3. É fundamental ter projectos na vida. Não se pode escolher tudo. Importa saber optar e encontrar um sentido capaz de hierarquizar valores que nos realizem como pessoas, a nível individual, social e cultural.
4. Nada no percurso de uma existência humana está garantido à partida. Como se costuma dizer, é preciso fazer pela vida: não se deixar inebriar pelos êxitos, nem abater pelos fracassos. A sabedoria consiste em aprender com tudo o que nos vai acontecendo. O coração da sabedoria é a humildade. O diálogo com todos é o seu exercício.
5. A vida não corre sempre como desejávamos e nem sequer como a planeámos. Não é bom olhar só para o que corre mal. Se estivermos atentos teremos, normalmente, mais razões de contentamento do que de tristeza. Não nos esqueçamos de alimentar a alegria. Não nascemos para sermos derrotados. Para os altos e baixos do nosso percurso tem de haver um suplemento de alma que ajude um equilíbrio dinâmico.
6. Nada disto se alimenta só pela razão e pelo voluntarismo. A vida acontece no tecido dos dias. Uns vêm cheios de sol e outros obrigam-nos a pedir socorro.
7. O Natal não depende dos presentes, embora saibam bem. Sabe melhor quando se está mais presente aos outros e quando sentimos a sua presença, quando estreitamos laços e conseguimos profundas reconciliações.

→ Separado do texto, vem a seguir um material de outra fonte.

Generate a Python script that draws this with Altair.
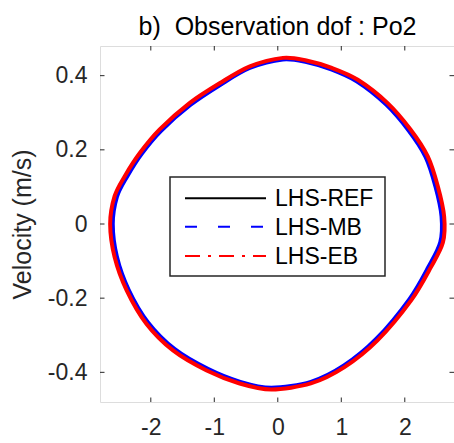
import altair as alt
import pandas as pd

# ---- data ----
eb_disp = [-2.64, -2.57, -2.41, -2.17, -1.86, -1.39, -0.91, -0.44, 0.08, 0.45, 0.85, 1.26, 1.73, 2.09, 2.36, 2.52, 2.62,
           2.60, 2.41, 2.10, 1.57, 1.05, 0.52, -0.10, -0.60, -1.12, -1.65, -2.07, -2.38, -2.57]
eb_vel = [0.000, 0.075, 0.129, 0.192, 0.255, 0.326, 0.380, 0.425, 0.448, 0.441, 0.421, 0.389, 0.326, 0.255, 0.183, 0.102, 0.020,
          -0.050, -0.117, -0.206, -0.314, -0.386, -0.430, -0.446, -0.430, -0.395, -0.341, -0.269, -0.179, -0.089]

mb_disp = [-2.595, -2.53, -2.375, -2.14, -1.835, -1.37, -0.90, -0.44, 0.08, 0.45, 0.84, 1.24, 1.70, 2.06, 2.325, 2.48, 2.575,
           2.555, 2.37, 2.07, 1.55, 1.04, 0.52, -0.10, -0.59, -1.10, -1.62, -2.04, -2.345, -2.53]
mb_vel = [0.000, 0.073, 0.126, 0.189, 0.251, 0.321, 0.375, 0.420, 0.443, 0.436, 0.416, 0.384, 0.322, 0.251, 0.180, 0.100, 0.020,
          -0.049, -0.115, -0.202, -0.309, -0.381, -0.425, -0.441, -0.425, -0.390, -0.337, -0.265, -0.177, -0.088]

ref_disp = [-2.60, -2.535, -2.38, -2.145, -1.84, -1.375, -0.90, -0.44, 0.08, 0.45, 0.84, 1.245, 1.705, 2.065, 2.33, 2.485, 2.58,
            2.56, 2.375, 2.075, 1.555, 1.04, 0.52, -0.10, -0.59, -1.105, -1.625, -2.045, -2.35, -2.535]
ref_vel = [0.000, 0.073, 0.127, 0.190, 0.252, 0.322, 0.376, 0.421, 0.444, 0.437, 0.417, 0.385, 0.323, 0.252, 0.181, 0.100, 0.020,
           -0.049, -0.115, -0.203, -0.310, -0.382, -0.426, -0.442, -0.426, -0.391, -0.338, -0.266, -0.177, -0.088]

legend_labels = ["LHS-REF", "LHS-MB", "LHS-EB"]
x_ticks = [-2, -1, 0, 1, 2]
y_ticks = [-0.4, -0.2, 0, 0.2, 0.4]
title_text = "b)\u00a0 Observation dof : Po2"
y_title = "Velocity (m/s)"

W, H = 354, 356
AX = "#262626"
FONT = "Liberation Sans"


def frame(d, v):
    return pd.DataFrame({"disp": d, "vel": v, "idx": list(range(len(d)))})


xs = alt.Scale(domain=[-2.8, 2.775], nice=False, zero=False)
ys = alt.Scale(domain=[-0.48, 0.48], nice=False, zero=False)

lbl_expr = "datum.value < 0 ? '-' + format(-datum.value, '~g') : format(datum.value, '~g')"

x_axis = alt.Axis(values=x_ticks, title=None, ticks=False, domain=False, grid=False,
                  labelFontSize=23, labelColor=AX, labelFont=FONT, labelPadding=14,
                  labelExpr=lbl_expr)
y_axis = alt.Axis(values=y_ticks, title=y_title, ticks=False, domain=False, grid=False,
                  labelFontSize=23, labelColor=AX, labelFont=FONT, labelPadding=13,
                  labelExpr=lbl_expr, titleFontSize=25, titleFont=FONT, titleColor=AX,
                  titleFontWeight="normal", titleAngle=-90, titleX=-78, titleY=H / 2,
                  titleAlign="center", titleBaseline="middle")


def curve(df, color, width):
    return alt.Chart(df).mark_line(color=color, strokeWidth=width, interpolate="cardinal-closed",
                                   tension=0.1, clip=True).encode(
        x=alt.X("disp:Q", scale=xs, axis=x_axis),
        y=alt.Y("vel:Q", scale=ys, axis=y_axis),
        order="idx:Q")


ref_line = curve(frame(ref_disp, ref_vel), "#000000", 2.5)
mb_line = curve(frame(mb_disp, mb_vel), "#0000FF", 3.5)
eb_line = curve(frame(eb_disp, eb_vel), "#FF0000", 4)

xt = pd.DataFrame({"disp": x_ticks})
yt = pd.DataFrame({"vel": y_ticks})
tick_bottom = alt.Chart(xt).mark_rule(color=AX, strokeWidth=1).encode(
    x=alt.X("disp:Q", scale=xs, axis=x_axis), y=alt.value(H), y2=alt.value(H - 4.5))
tick_top = alt.Chart(xt).mark_rule(color=AX, strokeWidth=1).encode(
    x=alt.X("disp:Q", scale=xs, axis=x_axis), y=alt.value(0), y2=alt.value(4.5))
tick_left = alt.Chart(yt).mark_rule(color=AX, strokeWidth=1).encode(
    y=alt.Y("vel:Q", scale=ys, axis=y_axis), x=alt.value(0), x2=alt.value(4.5))
tick_right = alt.Chart(yt).mark_rule(color=AX, strokeWidth=1).encode(
    y=alt.Y("vel:Q", scale=ys, axis=y_axis), x=alt.value(W), x2=alt.value(W - 4.5))

one = pd.DataFrame({"a": [0]})
title_mark = alt.Chart(one).mark_text(align="center", baseline="alphabetic", fontSize=25, font=FONT,
                                      color="#000000").encode(
    x=alt.value(177.5), y=alt.value(-11), text=alt.value(title_text))

leg_box = alt.Chart(one).mark_rect(fill="white", stroke=AX, strokeWidth=1.5).encode(
    x=alt.value(70), x2=alt.value(285), y=alt.value(131), y2=alt.value(230))

rows_y = [152.3, 180.7, 210]
styles = [("#000000", []), ("#0000FF", [12, 21]), ("#FF0000", [15, 8, 3, 8])]
leg_layers = [leg_box]
for lab, yy, (col, dash) in zip(legend_labels, rows_y, styles):
    kw = {"strokeDash": dash} if dash else {}
    leg_layers.append(alt.Chart(one).mark_rule(color=col, strokeWidth=2, **kw).encode(
        x=alt.value(85), x2=alt.value(166), y=alt.value(yy)))
    leg_layers.append(alt.Chart(one).mark_text(align="left", baseline="middle", fontSize=23, font=FONT,
                                               color="#000000").encode(
        x=alt.value(175), y=alt.value(yy + 1), text=alt.value(lab)))

chart = alt.layer(ref_line, mb_line, eb_line, tick_bottom, tick_top, tick_left, tick_right,
                  title_mark, *leg_layers).properties(
    width=W, height=H,
    padding={"left": 100, "top": 46, "right": 0, "bottom": 41},
    autosize=alt.AutoSizeParams(type="none"),
).configure_view(stroke=AX, strokeWidth=1.3).configure(background="white")

chart.save("out.html", embed_options={"renderer": "svg", "actions": False})
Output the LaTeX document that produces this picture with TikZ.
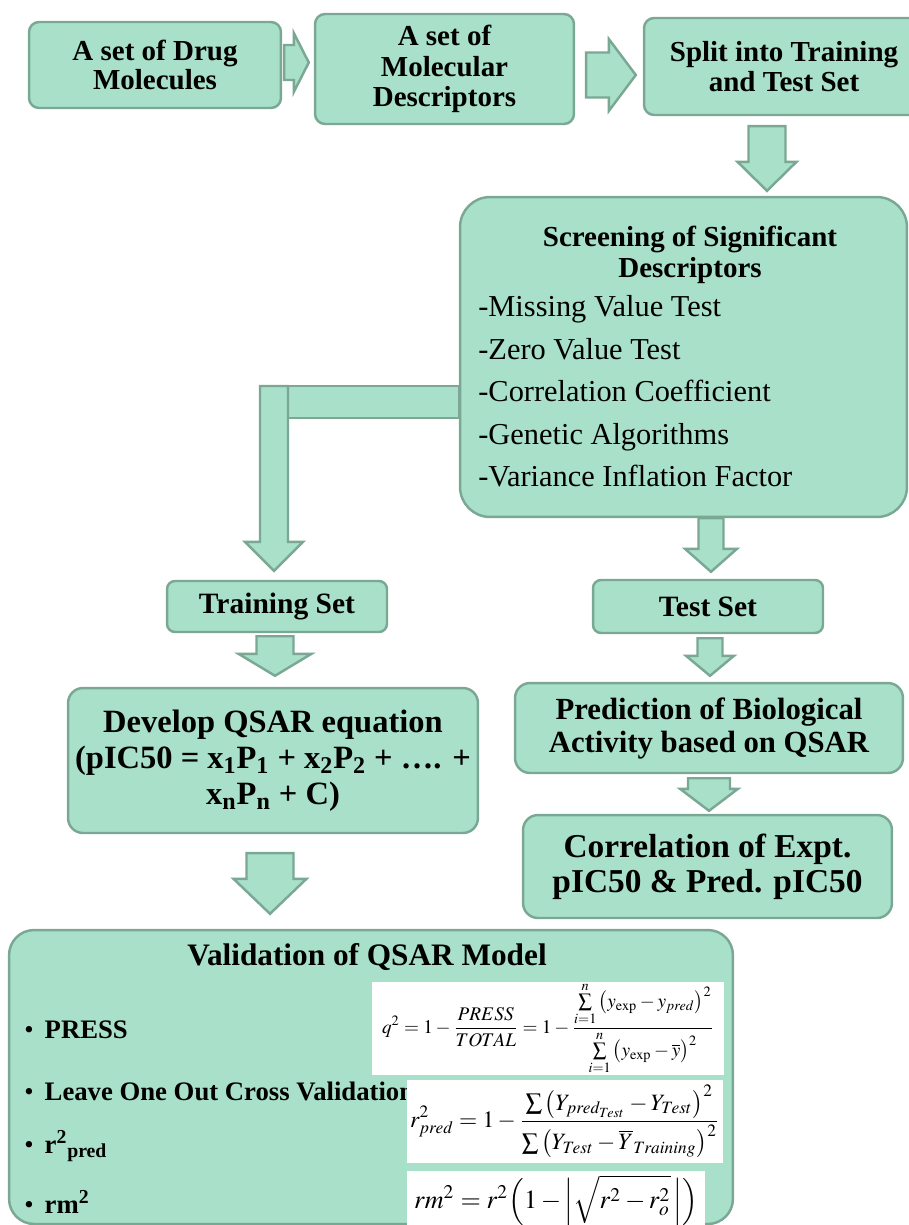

Porque será que nos lembrámos de todas estas boas atitudes, sobretudo, no Natal? Para os cristãos, o nosso verdadeiro sol é Jesus Cristo. Poderá perguntar-se: mas quem é Ele e que fez Ele para se ter tornado insubstituível? Direi algo de muito simples: Ele encarna o Amor de Deus por todas as pessoas do mundo e oferece-lhes a energia para romper com o egoísmo. O seu nome é Emanuel, Deus connosco e nós uns com os outros. Disse-nos algo essencial e para sempre: temos casa e mesa posta no coração de Deus; nada nem ninguém poderá roubar-nos esse Amor, aconteça o que acontecer na nossa vida. Digo, por isso, que Jesus Cristo é o sentido, a beleza, a responsabilidade e o impulso vital da graça. Com ele podemos ousar lutar, ousar vencer.